Оставим даже пока в покое силовиков. Офицеров, генералитет – в той их части, в которой это все непричастно к коррупции. Оговорим сразу, что мы коррупционный коэффициент вообще не рассматриваем. Мы рассматриваем только декларируемую социальную норму и ее воспроизводственный потенциал. А также иерархию групп и социальных тяготений, которая вытекает из подобной нормы.
Простейшие выкладки показывают, что именно по подобным локомоционным группам и был нанесен основной удар. Они оказались наиболее сильно сброшены вниз. Оставим даже в стороне вопрос о том, что это их заслуженный удел, ибо они вожделели капиталистических перемен и не желали видеть, что акторы и тенденции носят именно рассматриваемый мною характер.
Оставим также в стороне вопрос о том, что именно два уводящих от власти контрлокомоционных потока – сахаровский и солженицынский – дали подобный совокупный результат. Интеллигенция в ее рассмотренных мною модификациях дала вовлечь себя в эти потоки и отвлечь от единственной реальной задачи – задачи постиндустриальной трансформации своего общества. Что отвечало и совокупным интересам нашего общества, и классовым интересам данных групп (как оказалось, неспособных подняться не только до общенародного, но и до классового осмысления своих задач и интересов).
Оставим это в стороне и подчеркнем только, что бедность носит структурный характер. И является в этом смысле беспрецедентной.
Рассмотрим условный профиль современного общества (рис. 23).
Место локомоционных групп в этом профиле означает только одно – что российская бедность носит структурно-регрессионный характер.
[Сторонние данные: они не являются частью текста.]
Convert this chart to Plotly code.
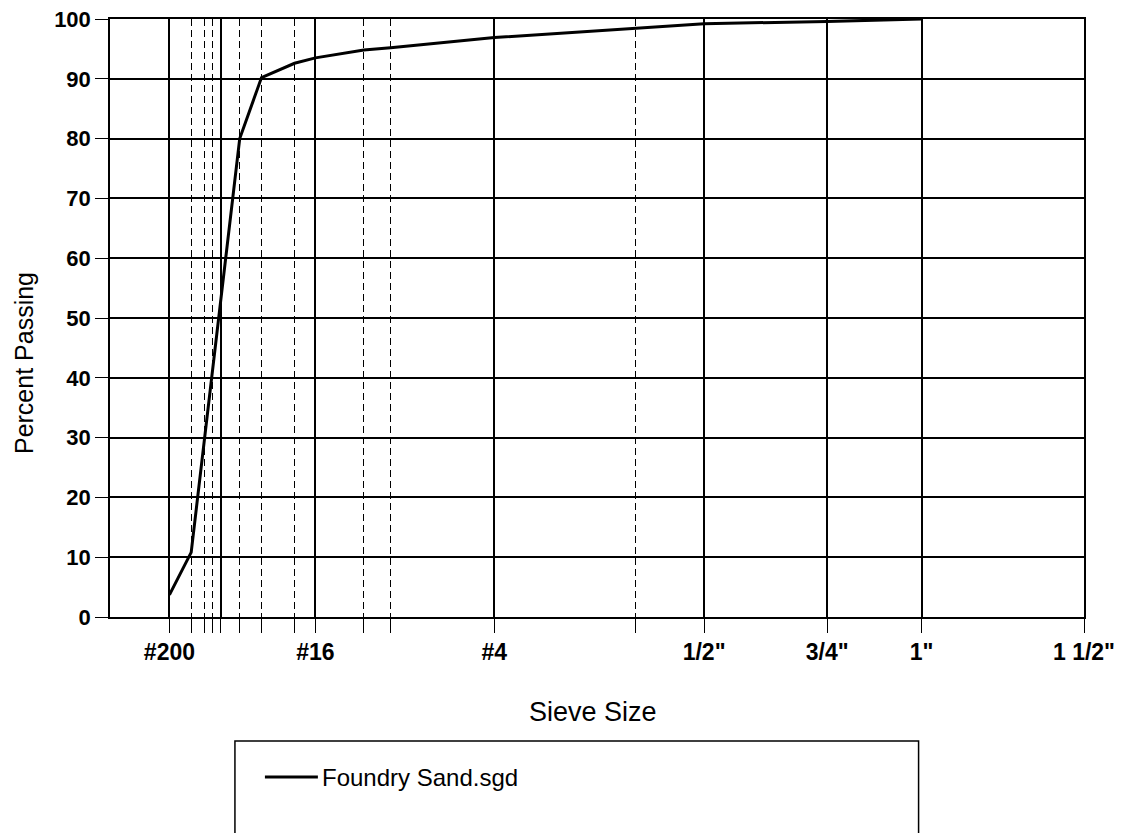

А российский процесс, тем самым, представляет собой именно то, о чем я говорил выше (рис. 24).
Но регрессионный процесс не имеет тормозов. Можно управлять скоростью погружения в регресс, но нельзя стагнировать регресс, зафиксировать его на некоторой фазе. Впрочем, и это мы уже рассмотрели выше с теоретической точки зрения (рис. 25)
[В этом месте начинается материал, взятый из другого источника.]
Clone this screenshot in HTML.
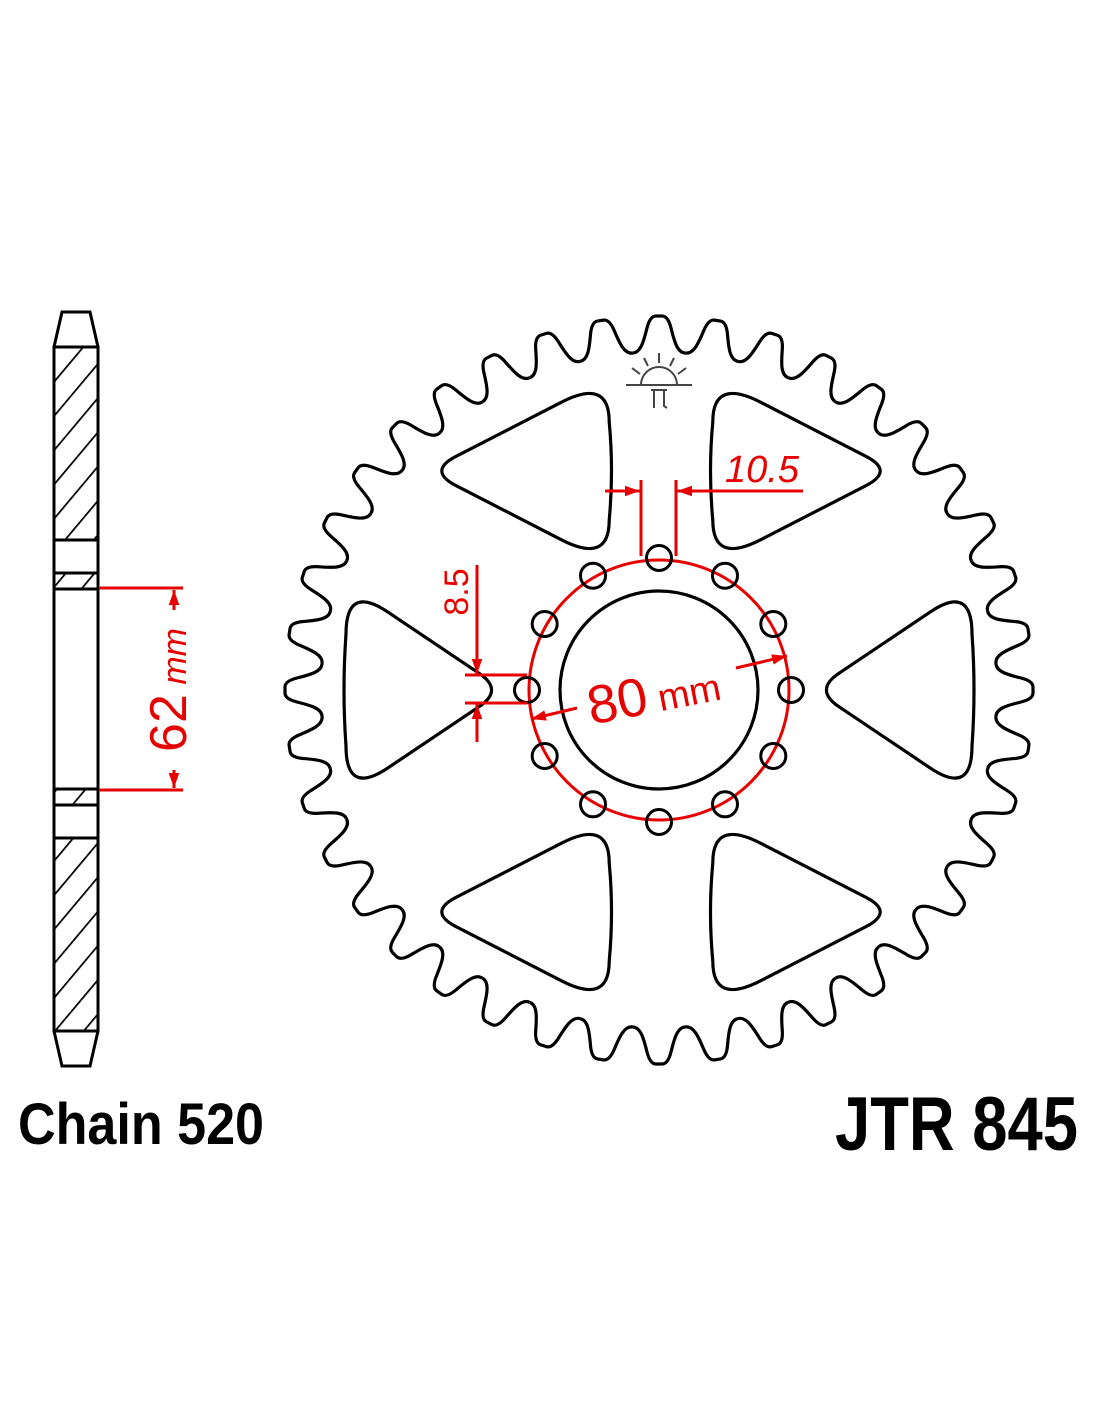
<!DOCTYPE html>
<html><head><meta charset="utf-8"><style>html,body{margin:0;padding:0;background:#fff}svg{display:block}</style></head>
<body>
<svg width="1100" height="1422" viewBox="0 0 1100 1422" xmlns="http://www.w3.org/2000/svg">
<defs>
<pattern id="h" width="22" height="22" patternUnits="userSpaceOnUse" patternTransform="rotate(40)">
<line x1="0" y1="0" x2="0" y2="22" stroke="#000" stroke-width="3.5"/>
</pattern>
<path id="tooth" d="M-26.5,-337 C-18,-337 -15,-350 -12,-362 Q-9,-374 -3,-374 L3,-374 Q9,-374 12,-362 C15,-350 18,-337 26.5,-337" fill="none" stroke="#000" stroke-width="3.2"/>
<path id="cut" d="M-65.1,-16.7 L26.5,-78.2 Q68,-106 68,-56 Q72,0 68,56 Q68,106 26.5,78.2 L-65.1,16.7 Q-90,0 -65.1,-16.7Z" fill="none" stroke="#000" stroke-width="3.2" vector-effect="non-scaling-stroke"/>
<marker id="ar" viewBox="0 0 10 10" refX="10" refY="5" markerWidth="5" markerHeight="5" orient="auto"><path d="M0,1.5 L10,5 L0,8.5Z" fill="#e60000"/></marker>
</defs>

<g stroke="#000" stroke-width="3" fill="none">
<rect x="54" y="347" width="44" height="193" fill="url(#h)"/>
<rect x="54" y="838" width="44" height="193" fill="url(#h)"/>
<rect x="54" y="573" width="44" height="16" fill="url(#h)"/>
<rect x="54" y="789" width="44" height="16" fill="url(#h)"/>
<line x1="54" y1="347" x2="54" y2="1031"/>
<line x1="98" y1="347" x2="98" y2="1031"/>
<polyline points="54,347 62,312 90,312 98,347"/>
<polyline points="54,1031 62,1066 90,1066 98,1031"/>
</g>
<g stroke="#e60000" stroke-width="3" fill="none">
<line x1="99" y1="588" x2="183" y2="588"/>
<line x1="99" y1="790" x2="183" y2="790"/>
<line x1="174" y1="610" x2="174" y2="590" marker-end="url(#ar)"/>
<line x1="174" y1="770" x2="174" y2="788" marker-end="url(#ar)"/>
</g>
<text transform="translate(186,690) rotate(-90)" text-anchor="middle" font-family="Liberation Sans, sans-serif" fill="#e60000"><tspan font-size="52">62</tspan><tspan font-size="34" font-style="italic"> mm</tspan></text>

<g transform="translate(659,690)">
<use href="#tooth" transform="rotate(0)"/><use href="#tooth" transform="rotate(9)"/><use href="#tooth" transform="rotate(18)"/><use href="#tooth" transform="rotate(27)"/><use href="#tooth" transform="rotate(36)"/><use href="#tooth" transform="rotate(45)"/><use href="#tooth" transform="rotate(54)"/><use href="#tooth" transform="rotate(63)"/><use href="#tooth" transform="rotate(72)"/><use href="#tooth" transform="rotate(81)"/>
<use href="#tooth" transform="rotate(90)"/><use href="#tooth" transform="rotate(99)"/><use href="#tooth" transform="rotate(108)"/><use href="#tooth" transform="rotate(117)"/><use href="#tooth" transform="rotate(126)"/><use href="#tooth" transform="rotate(135)"/><use href="#tooth" transform="rotate(144)"/><use href="#tooth" transform="rotate(153)"/><use href="#tooth" transform="rotate(162)"/><use href="#tooth" transform="rotate(171)"/>
<use href="#tooth" transform="rotate(180)"/><use href="#tooth" transform="rotate(189)"/><use href="#tooth" transform="rotate(198)"/><use href="#tooth" transform="rotate(207)"/><use href="#tooth" transform="rotate(216)"/><use href="#tooth" transform="rotate(225)"/><use href="#tooth" transform="rotate(234)"/><use href="#tooth" transform="rotate(243)"/><use href="#tooth" transform="rotate(252)"/><use href="#tooth" transform="rotate(261)"/>
<use href="#tooth" transform="rotate(270)"/><use href="#tooth" transform="rotate(279)"/><use href="#tooth" transform="rotate(288)"/><use href="#tooth" transform="rotate(297)"/><use href="#tooth" transform="rotate(306)"/><use href="#tooth" transform="rotate(315)"/><use href="#tooth" transform="rotate(324)"/><use href="#tooth" transform="rotate(333)"/><use href="#tooth" transform="rotate(342)"/><use href="#tooth" transform="rotate(351)"/>
</g>

<use href="#cut" transform="translate(904,690)"/>
<use href="#cut" transform="translate(531,471) scale(1.15,0.88)"/>
<use href="#cut" transform="translate(531,912) scale(1.15,0.88)"/>
<use href="#cut" transform="translate(414,690) rotate(180)"/>
<use href="#cut" transform="translate(791,471) rotate(180) scale(1.15,0.88)"/>
<use href="#cut" transform="translate(791,912) rotate(180) scale(1.15,0.88)"/>

<circle cx="659" cy="690" r="99" fill="none" stroke="#000" stroke-width="3.2"/>
<circle cx="659" cy="690" r="130" fill="none" stroke="#e60000" stroke-width="3"/>
<g fill="none" stroke="#000" stroke-width="3">
<circle cx="791" cy="690" r="12.5"/><circle cx="773.3" cy="624" r="12.5"/><circle cx="725" cy="575.7" r="12.5"/><circle cx="659" cy="558" r="12.5"/><circle cx="593" cy="575.7" r="12.5"/><circle cx="544.7" cy="624" r="12.5"/>
<circle cx="527" cy="690" r="12.5"/><circle cx="544.7" cy="756" r="12.5"/><circle cx="593" cy="804.3" r="12.5"/><circle cx="659" cy="822" r="12.5"/><circle cx="725" cy="804.3" r="12.5"/><circle cx="773.3" cy="756" r="12.5"/>
</g>

<g stroke="#444" stroke-width="2" fill="none">
<line x1="626" y1="385" x2="692" y2="385"/>
<path d="M641,385 A18,18 0 0 1 677,385"/>
<line x1="659" y1="363" x2="659" y2="353"/>
<line x1="670" y1="366" x2="674" y2="358"/>
<line x1="648" y1="366" x2="644" y2="358"/>
<line x1="678" y1="374" x2="686" y2="368"/>
<line x1="640" y1="374" x2="632" y2="368"/>
<path d="M651,390 L667,390 M654,390 L654,408 M664,390 L664,406 L667,408"/>
</g>

<g stroke="#e60000" stroke-width="3" fill="none">
<line x1="641" y1="480" x2="641" y2="556"/>
<line x1="676" y1="480" x2="676" y2="556"/>
<line x1="605" y1="491" x2="640" y2="491" marker-end="url(#ar)"/>
<line x1="803" y1="491" x2="677" y2="491" marker-end="url(#ar)"/>
<line x1="477" y1="565" x2="477" y2="674" marker-end="url(#ar)"/>
<line x1="477" y1="742" x2="477" y2="704" marker-end="url(#ar)"/>
<line x1="465" y1="675" x2="527" y2="675"/>
<line x1="465" y1="703" x2="527" y2="703"/>
<line x1="577" y1="708" x2="531" y2="719" marker-end="url(#ar)"/>
<line x1="736" y1="668" x2="787" y2="656" marker-end="url(#ar)"/>
</g>
<text x="725" y="482" font-family="Liberation Sans, sans-serif" font-style="italic" font-size="38" fill="#e60000">10.5</text>
<text transform="translate(468,592) rotate(-90)" text-anchor="middle" font-family="Liberation Sans, sans-serif" font-size="34" fill="#e60000">8.5</text>
<text transform="translate(657,712) rotate(-11)" text-anchor="middle" font-family="Liberation Sans, sans-serif" fill="#e60000"><tspan font-size="54">80</tspan><tspan font-size="38"> mm</tspan></text>

<text x="18" y="1144" textLength="246" lengthAdjust="spacingAndGlyphs" font-family="Liberation Sans, sans-serif" font-weight="bold" font-size="58" fill="#000">Chain 520</text>
<text x="835" y="1150" textLength="243" lengthAdjust="spacingAndGlyphs" font-family="Liberation Sans, sans-serif" font-weight="bold" font-size="76" fill="#000">JTR 845</text>
</svg>
</body></html>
Уходя в бесценностное и антиценностное потребительство, попадая сразу из него в регресс, двигаясь из регресса в «зооциум» (догосударственную племенную стаю) и выпадая из него в «социофлору», российское общество инволюционирует. И эта инволюция как бы отвечает интересам правящего «политического класса», который уютно чувствует себя в таком инволюционном процессе.
Но инволюция предполагает некие метаморфозы, связанные с государственностью. Государственность не может вольготно существовать в условиях регресса. Как бы ни груба была эта государственность – она все равно нуждается в тех тонких вещах, которые регресс размывает и вымывает. Отсюда принципиальная непоследовательность существующего политического класса.
Цепляясь за государственность, он вынужден осуществлять контррегрессивные изменения. Но как он может осуществить эти изменения? В чем социальная база? На какие группы он может в этом опереться? Как выглядят эти группы? Для того, чтобы ответить на этот вопрос, мне придется еще раз вернуться к регрессу и социальному профилю (рис. 26).
Ситуация с профилем социальной значимости – вроде бы очевидна. Но есть одно возражение, которое чаще всего приводится. Оно звучит так: «Да, по относительным социальным возможностям, возможностям в рамках советского профиля и советского предложения, – локомоционные группы сдвинулись именно таким образом! Но почему вы берете эти относительные возможности? Возьмите абсолютные! Эти группы не стоят в унизительных советских очередях, не находятся под прессом номенклатуры, не прикованы к советскому убогому сервису, не закрыты „железным занавесом“! Почему вы все это скидываете со счетов? Интернет! Информационную свободу! Свободу вообще!»
Никоим образом это все со счетов сбрасывать нельзя. Но нельзя игнорировать и другое – логику социального воспроизводства.
Эта логика складывается из двух компонент. По аналогии с тяжелой и легкой промышленностью, я называю эти компоненты тяжелой и легкой составляющей в системе воспроизводства (рис. 27).